Love and scandal are the best sweeteners of tea. —Henry Fielding

12 June 2007

Four (+) Movies from CA

I've been seeing a lot of people lately and spending time with them, so my movie-watching (and certainly my scholarship-reading) has been relegated to the backburner. I am almost finished with one of the coolest books in gender studies I've ever read (I've read so few that each one seems cooler than the next); it's called Space, Time, and Perversion and it's by an Australian philosopher named Elizabeth Grosz. It's thick with psychoanalytic theory (blech) and lots and lots of feminist philosophy (yay!)

So, movies: Hondo with John Wayne is actually really good. It had been a while since I watched a Wayne western. This one is fun. It's short and tightly scripted, which is always a plus, and there are some very fun action sequences. Wayne still looks great (the film is from '53, well after he had become a star in the late 1930s) and Hondo also stars a new-to-the-screen Geraldine Page, who nabbed an Oscar nomination for her work in the film. Hondo is no Shane, but it's worth a rental if you're in a western mood.
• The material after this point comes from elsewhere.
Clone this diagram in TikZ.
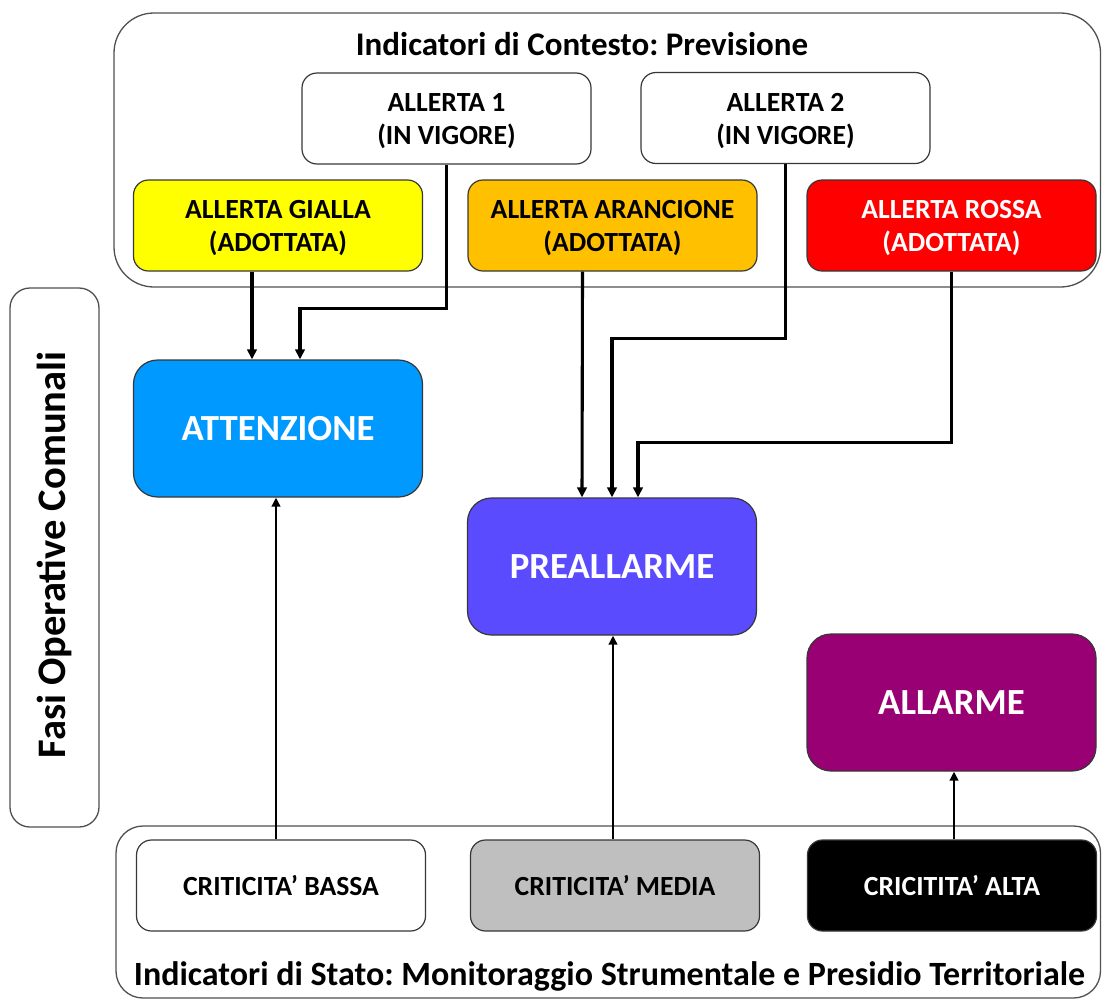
\documentclass[tikz,border=0pt]{standalone}
\usepackage{fontspec}
\setmainfont{Carlito}
\usetikzlibrary{arrows.meta}
\frenchspacing

\definecolor{edgegray}{RGB}{55,55,55}
\definecolor{framegray}{RGB}{80,80,80}
\definecolor{giallo}{RGB}{255,255,0}
\definecolor{arancio}{RGB}{255,192,0}
\definecolor{rosso}{RGB}{255,0,0}
\definecolor{azzurro}{RGB}{0,153,255}
\definecolor{viola}{RGB}{90,75,255}
\definecolor{porpora}{RGB}{153,0,115}
\definecolor{grigio}{RGB}{191,191,191}

% strut that balances the parenthesis depth of a second line
\newcommand{\firstline}{\rule{0pt}{23.5pt}}

\begin{document}
\begin{tikzpicture}[x=1pt,y=-1pt,
  box/.style={draw=edgegray, line width=1.2pt, rounded corners=15pt,
    minimum width=289pt, minimum height=91pt, inner sep=0pt, align=center,
    font=\fontsize{27.7}{33}\selectfont\bfseries},
  phase/.style={box, rounded corners=24pt, minimum height=137pt, text=white,
    font=\fontsize{36.8}{40}\selectfont\bfseries},
  frame/.style={draw=framegray, line width=1.3pt},
  headline/.style={anchor=base, font=\fontsize{33}{36}\selectfont\bfseries},
  arr/.style={line width=3.1pt, -{Triangle[length=10pt,width=9.5pt]}},
  arrup/.style={line width=2.6pt, -{Triangle[length=9pt,width=8.5pt]}}]

\useasboundingbox (0,0) rectangle (1102,999);

% containers
\draw[frame, rounded corners=40pt] (114,13) rectangle (1100.5,287);
\draw[frame, rounded corners=20pt] (10,288) rectangle (99,827);
\draw[frame, rounded corners=27pt] (116,826) rectangle (1100.5,998);

\node[headline] (tprev) at (582,55) {Indicatori di Contesto: Previsione};
\node[headline, font=\fontsize{34}{36}\selectfont\bfseries] (tstato) at (609.5,985) {Indicatori di Stato: Monitoraggio Strumentale e Presidio Territoriale};
\node[rotate=90, font=\fontsize{40.5}{44}\selectfont\bfseries] (fasi) at (54.5,555) {Fasi Operative Comunali};

% forecast boxes
\node[box, fill=white] (all1) at (446.5,118.5) {\firstline ALLERTA 1\\(IN VIGORE)};
\node[box, fill=white] (all2) at (785.5,118) {\firstline ALLERTA 2\\(IN VIGORE)};
\node[box, fill=giallo] (gialla) at (278,225.5) {\firstline ALLERTA GIALLA\\(ADOTTATA)};
\node[box, fill=arancio] (aranc) at (612.5,225.5) {\firstline ALLERTA ARANCIONE\\(ADOTTATA)};
\node[box, fill=rosso, text=white] (rossa) at (951.5,225.5) {\firstline ALLERTA ROSSA\\(ADOTTATA)};

% operative phases
\node[phase, fill=azzurro] (att) at (278,428.5) {ATTENZIONE};
\node[phase, fill=viola] (pre) at (612,566.5) {PREALLARME};
\node[phase, fill=porpora] (allarme) at (951.5,702.5) {ALLARME};

% state indicators
\node[box, fill=white] (bassa) at (281,885.5) {CRITICITA’ BASSA};
\node[box, fill=grigio] (media) at (615,885.5) {CRITICITA’ MEDIA};
\node[box, fill=black, text=white] (alta) at (952,885.5) {CRICITITA’ ALTA};

% forecast -> phases
\draw[arr] ([xshift=-26pt]gialla.south) -- ([xshift=-26pt]att.north);
\draw[arr] (all1.south) -- ++(0,144) -| ([xshift=22pt]att.north);
\draw[arr] ([xshift=-30pt]aranc.south) -- ([xshift=-30pt]pre.north);
\draw[arr] (all2.south) -- ++(0,174) -| (pre.north);
\draw[arr] (rossa.south) -- ++(0,171) -| ([xshift=26pt]pre.north);

% state -> phases
\draw[arrup] ([xshift=-5pt]bassa.north) -- ([xshift=-5pt]bassa.north |- att.south);
\draw[arrup] ([xshift=-2pt]media.north) -- ([xshift=-2pt]media.north |- pre.south);
\draw[arrup] ([xshift=2pt]alta.north) -- ([xshift=2pt]alta.north |- allarme.south);
\end{tikzpicture}
\end{document}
I thought Shrek the Third was pretty funny. It's totally mindless, but it's certainly not boring and there's enough Eddie Murphy and Antonio Banderas to keep you giggling. The pop culture references seem older, too: references to Dionne Warwick, "Live and Let Die" and A Chorus Line are not aimed at children, surely. My friend and I were cracking up and knew that no kids in the theatre even were aware that there had been a joke. As usual, the humor that is aimed at the kids is the kind you probably don't want your kids picking up. This is the bizzare part of the Shrek franchise to me. Do you really want to teach your children to emulate fart jokes and that what is really funny are jokes about earwax and poo? Weird.

Seventies horror flick Eyes of Laura Mars is a bit of a classic. It made lots of money in 1978, when it came out, and it starred the fabulous (and brilliant) Faye Dunaway, who had just won an Oscar for my favorite movie of all time Network. Laura Mars may be a classic, but it's also pretty terribly clichéd, if you ask me. It's central heroine, who seems a strong, confident, cosmopolitan artist who is at the top of her game and is great at her work is reduced, as the film goes on, to the oh-so-typical damsel-in-distress type. In a day and age where I expect my heroines to kick ass and fuck a murderer up, Laura Mars seems rather banal, even if she is plagued with visions of the future. (This might be one of the reasons the Spider-man franchise puts me to sleep, too.)

Speaking of action heroines, Paprika the new Kon Satoshi anime offering, is totally weird and very, very cool. It's about dreams and it's filled with all of this weird Freudian and Lacanian imagery. I was crazy about it, and its heroine is a truly badass chick. Plus, as is usual for Kon, Paprika is a visual knockout. See this one in the theatre, y'all.